Ainda segundo seu relato, os policiais chegaram 10 minutos depois. “Aí o cara foi e levantou os braços e falou ‘perdi’. E o policial disse: ‘perdeu, não. Eu vim aqui pra matar. Minha ordem é matar’”.
Goreti e a neta ainda assistiram à polícia arrastando os corpos para colocá-los no caveirão. “Ela [a filha de 15 anos] está meio que com trauma por conta de tudo isso porque ela teve que passar no meio dos corpos aqui no meu corredor”, lamentou Marcos, que vai procurar um psicólogo para a filha. “Eu não estou bem, imagina ela? Eles deviam ter o senso de pelo não matar os caras dentro da minha casa. Que matassem lá fora, na rua.”
Por sorte, Cláudia*, esposa de Marcos grávida de cinco meses, não estava no local. “Ainda bem que eu estava no trabalho, se estivesse aqui teria perdido meu bebê”, disse. O casal já denunciou o caso na Defensoria Pública do Rio de Janeiro.
Indícios de execução
A ação na Maré aconteceu exatamente 86 dias depois da chacina do Fallet, quando 14 pessoas foram mortas numa operação da polícia com indícios de execução, ainda sob investigação.
Tanto o caso da Maré quanto o do Fallet seguiram o mesmo roteiro: os policiais entraram nas casas sem se preocupar se havia alguém ali. Em operações do tipo, os PMs invadem as residências sem mandado e matam pessoas nos lugares em que os moradores costumam ter seus almoços de domingo. Quando os donos da casa chegam, encontram tudo revirado, com eletrodomésticos perfurados a balas e rastros de sangue pelas escadas.
Os indícios de execução também não fogem do script. Na chacina do Fallet, parentes dos mortos afirmam que eles estavam rendidos e foram executados. O número de tiros nas vítimas, os disparos feitos à curta distância e a cena do crime desfeita indicam execução. A Defensoria Pública vê sinais de fuzilamento e tortura. Há relatos de mutilação de corpos, facada e pescoço quebrado.

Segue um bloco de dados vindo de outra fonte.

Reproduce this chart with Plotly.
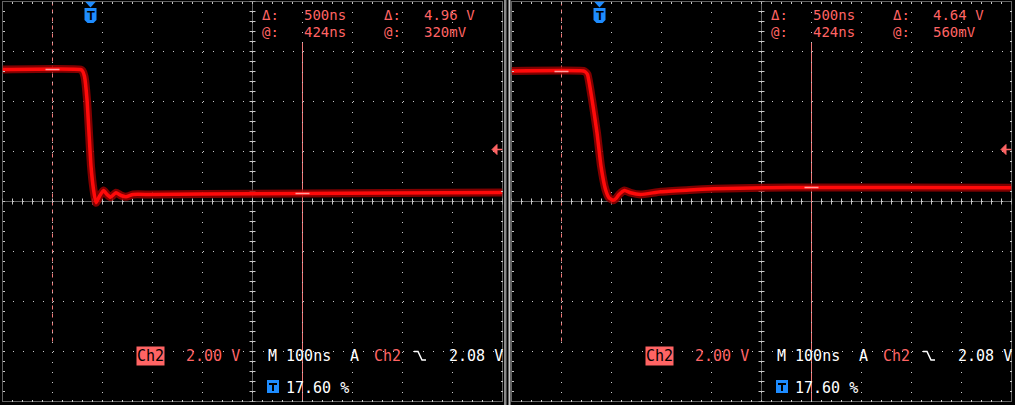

Ainda seguindo o roteiro, o governador do Rio, Wilson Witzel, defendeu – quase imediatamente depois das operações – a ação da polícia nas duas favelas. “O que aconteceu no Fallet-Fogueteiro foi uma ação legítima da Polícia Militar”, disse Witzel em vídeo publicado no Twitter cinco dias após as mortes. Já sobre a Maré, ele foi ainda mais defensivo. Ao jornal “O Globo“, o governador endossou a ação da Core na Maré: “Se você reclamar da atuação da polícia, é melhor não ter polícia”.
Na Maré, assim como no Fallet, a cena do crime foi desfeita, e os corpos arrastados casa abaixo. Cinco inquéritos da Delegacia de Homicídios, que apuram a ação no Fallet, seguem abertos. É hora de abrir os inquéritos sobre a Maré.
*Os nomes dos moradores foram trocados para preservar a segurança deles.